+49 7031 9244070 info@sitware.com

In an era where digital transformation is at the heart of every thriving business, ensuring robustness and reliability of digital infrastructure is paramount. This narrative changes dramatically when systems fail, leading to loss of revenue, reputation, and customer satisfaction and trust.

Have you seen these kinds of projects:

  • During development and showcases, everything is fine. Your new production environment works fine with the prototype users. You are processing millions of messages. Then you have to do a massive update on your IoT devices. Suddenly your system stops responding, you are getting errors, messages got lost. In post-mortem analysis, you find that messages were missing before, but nobody detected it. Specifying and implementing proper load test scenarios could have prevented this.
  • Developers are in a hurry, a pressing performance issue needs to be fixed. It seems to be a small change, test cases look fine. But when deploying, suddenly the production system crashed. Fixes introduced a memory leak. Using methods like pair programming, code reviews, or dynamic code scanning could have prevented this.

Recently I stumbled upon an article about Digital Immune Systems (DIS), a holistic approach to prevent these failures before they start. Gartner defines a DIS as a combination of “practices and technologies for software design, development, automation, operations, and analytics to create a superior user experience and reduce system failures that impact business performance”. This approach encompasses various phases of the software lifecycle to ensure that digital services remain resilient, secure, and user-centric.

Let’s take a short, deeper look into the software lifecycle and see how a digital immune system can help you. Starting with your software design: How often have you seen that the user does not get what he needs regarding functionality, performance, or usability? As part of the DIS process, you can implement early user feedback loops in the design process to identify potential UX issues. You can also try to forecast user behavior using predictive analytics so that your system can adapt to the next most likely step.

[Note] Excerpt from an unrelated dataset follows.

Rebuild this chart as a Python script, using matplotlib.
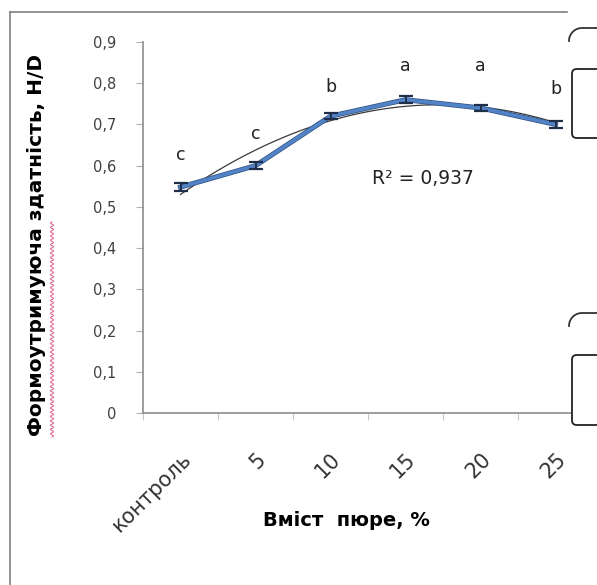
import matplotlib
matplotlib.use("Agg")
import matplotlib.pyplot as plt
import numpy as np
from matplotlib.lines import Line2D
from matplotlib.patches import FancyBboxPatch
import matplotlib.patheffects as pe

# Формоутримуюча здатність залежно від вмісту пюре
categories = ["контроль", "5", "10", "15", "20", "25"]
values = [0.548, 0.600, 0.720, 0.760, 0.740, 0.700]
errors = [0.010, 0.008, 0.008, 0.008, 0.008, 0.008]
letters = ["c", "c", "b", "a", "a", "b"]
r2_text = "R² = 0,937"
yticks = [0, 0.1, 0.2, 0.3, 0.4, 0.5, 0.6, 0.7, 0.8, 0.9]

W, H = 597, 585
fig = plt.figure(figsize=(W / 100, H / 100), dpi=100)
fig.patch.set_facecolor("white")
plt.rcParams["font.family"] = ["DejaVu Sans"]


def fx(px):
    return px / W


def fy(py):
    return 1 - py / H


ax = fig.add_axes([fx(143), fy(413), fx(593) - fx(143), fy(42) - fy(413)])
x = np.arange(len(categories)) + 0.5

# polynomial trend line (order 2)
coef = np.polyfit(x, values, 2)
xt = np.linspace(x[0], x[-1], 200)
ax.plot(xt, np.polyval(coef, xt), color="#3a3a3a", lw=0.9, zorder=2)

ax.plot(x, values, color="#5283c6", lw=2.6, zorder=3,
        path_effects=[pe.Stroke(linewidth=3.6, foreground="#2d4f80"), pe.Normal()])
ax.errorbar(x, values, yerr=errors, fmt="none", ecolor="#1f2f4a", elinewidth=1.4,
            capsize=5, capthick=1.6, zorder=4)

letter_off = [0.055, 0.055, 0.05, 0.06, 0.08, 0.065]
for xi, v, t, o in zip(x, values, letters, letter_off):
    ax.text(xi, v + o, t, ha="center", va="bottom", fontsize=12.5, color="#222222")
ax.text(3.73, 0.545, r2_text, ha="center", va="bottom", fontsize=13.5, color="#222222")

ax.set_xlim(0, 6)
ax.set_ylim(0, 0.9)
for s in ["top", "right"]:
    ax.spines[s].set_visible(False)
for s in ["left", "bottom"]:
    ax.spines[s].set_color("#8c8c8c")
    ax.spines[s].set_linewidth(1.2)

ax.set_yticks(yticks)
ax.set_yticklabels(["0" if v == 0 else f"{v:.1f}".replace(".", ",") for v in yticks],
                   fontsize=10.5, color="#404040")
ax.tick_params(axis="y", length=5, color="#b0b0b0", pad=14)

ax.set_xticks(np.arange(7))
ax.set_xticklabels([])
ax.set_xticks(x, minor=True)
ax.set_xticklabels(categories, minor=True, rotation=45, ha="right",
                   rotation_mode="anchor", fontsize=15, color="#333333")
ax.tick_params(axis="x", which="minor", length=0, pad=26)
ax.tick_params(axis="x", which="major", length=5, color="#c8c8c8")

fig.text(fx(37), fy(245), "Формоутримуюча здатність, H/D", rotation=90,
         ha="center", va="center", fontsize=14.5, fontweight="bold")
fig.text(fx(346), fy(520), "Вміст  пюре, %", ha="center", va="center",
         fontsize=14, fontweight="bold")

# spell-check wave under the first word of the y label
wy = np.linspace(fy(437), fy(222), 300)
wx = fx(52) + 0.0028 * np.sin(np.linspace(0, 100 * np.pi, 300))
fig.add_artist(Line2D(wx, wy, color="#d9507a", lw=0.8, alpha=0.8))

# outer frame
fig.add_artist(Line2D([fx(10), fx(567)], [fy(12), fy(12)], color="#808080", lw=1.2))
fig.add_artist(Line2D([fx(10), fx(10)], [fy(12), fy(585)], color="#808080", lw=1.2))

# neighbouring boxes along the right edge
for top, bottom in [(69, 138), (355, 425)]:
    fig.add_artist(FancyBboxPatch((fx(572), fy(bottom)), fx(80), fy(top) - fy(bottom),
                                  boxstyle="round,pad=0,rounding_size=0.008",
                                  fc="white", ec="#222222", lw=1.3, zorder=10))
for top in [28, 313]:
    t = np.linspace(np.pi, np.pi / 2, 20)
    cx, cy, r = 582, top + 13, 13
    arc_x = np.concatenate([cx + r * np.cos(t), [600]])
    arc_y = np.concatenate([cy - r * np.sin(t), [top]])
    fig.add_artist(Line2D(fx(arc_x), fy(arc_y), color="#333333", lw=1.3, zorder=10))

fig.savefig("out.png", dpi=100)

During your software development, a lot can go wrong when developers and architects are in a hurry. Have you seen untested code go into production, crashing systems, or causing unwanted behavior? It worked fine with 2 test users. A DIS during software development ensures the application of proven patterns to create resilience and robust software, introducing CI/CD pipelines for ensuring quality, consistency, and reproducibility. Add merge and code reviews or pair programming.

An automated End 2 End testing approach, additional to conventional testing, ensures that most common use cases (at least the 80-90% cases) work whenever you deploy. A DIS introduces chaos testing into your process, which randomly tries to introduce unexpected cases and helps in creating more robust software.

A DIS uses automation to leverage your quality by introducing automation into your processes. Whenever possible, automation is used for code scanning to reduce technical debt, automatically test your software, and report failed tests. You can use Infrastructure as Code (IaC) to automate the provisioning and management of infrastructure, ensuring consistency and reducing manual errors.

When you finally have your software production-ready and deployed and are operating it, a DIS will help you keep an eye on your digital services. It will keep them running by implementing a real-time monitoring and analytics system to detect and address anomalies quickly. Automated incident response systems can help you reduce downtime and outages.

Great analytics can help you understand your user better. What does the user do, where does the user fail? Also, using AI-driven analytics can provide you with more insights and even prevent system failures and initiate preemptive maintenance.

A DIS also implements built-in cybersecurity into your digital services by running automated vulnerability scans also on your operating software. Conducting regular security audits and penetration testing can help you identify and rectify vulnerabilities.

Conclusion

Incorporating a Digital Immune System into your digital strategy is not just about preventing failures; it’s about creating an environment where continuous improvement, resilience, and customer satisfaction are integral to the technology lifecycle. By adopting DIS practices, businesses can not only safeguard against potential disruptions but also pave the way for innovation and growth in the digital age.